The Nail Should Be Enough
I don't normally post on the weekends but I was bored and online so here I am! Today's church service was excellent, I felt push and pulled and promted by the spirit in so many aspects. I definately had an appointment with the lord today, although I think I may have missed an important part of it. I should have gone forward at the end to pray...but I chose not to. I sat there and wrestled with God and talked myself out of it. Why? Good question. I decided in my own mind that I didn't need to do that...that I could deal with God on my own, that I didn't need to deal with it there for all the world to see. But now I'm thinking, well maybe I did need to do it there....maybe God wanted me to do it for some reason that is beyond my understanding. Chances are it's beyond my understanding....as most of Gods plans are!
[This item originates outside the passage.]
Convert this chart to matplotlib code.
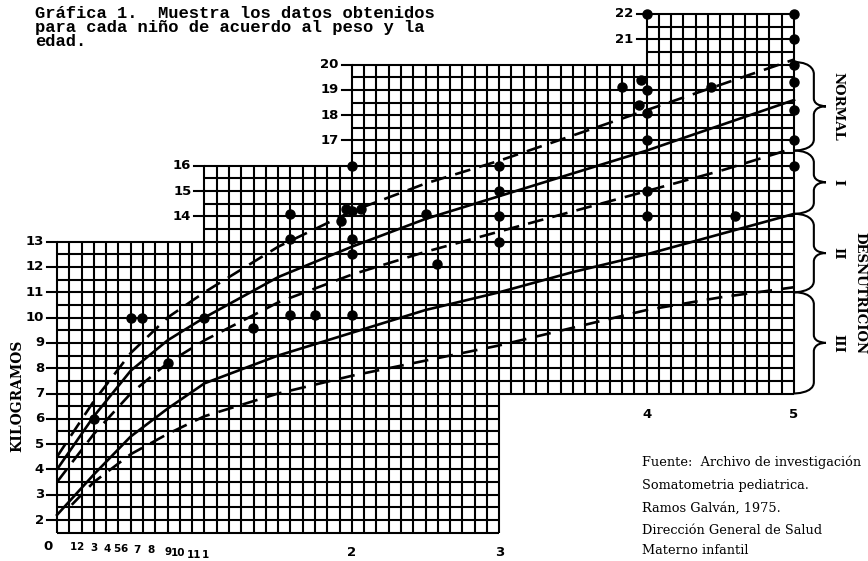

I by no means think i've missed the boat or anything....I just think I missed an chance to respond to a call God put on me in the moment and I'm not sure what the impact of that might be....and probably never will. All I can do is promise myself that next time God speaks to me......I'll listen.
"God whispers to us in our pleasures, speaks in our conscience, but shouts in our pains: it is His megaphone to rouse a deaf world."
--The Problem of Pain -C.S. Lewis
1 Comments:
I have been in that place many times. Not much to say, but keep truckin' forward!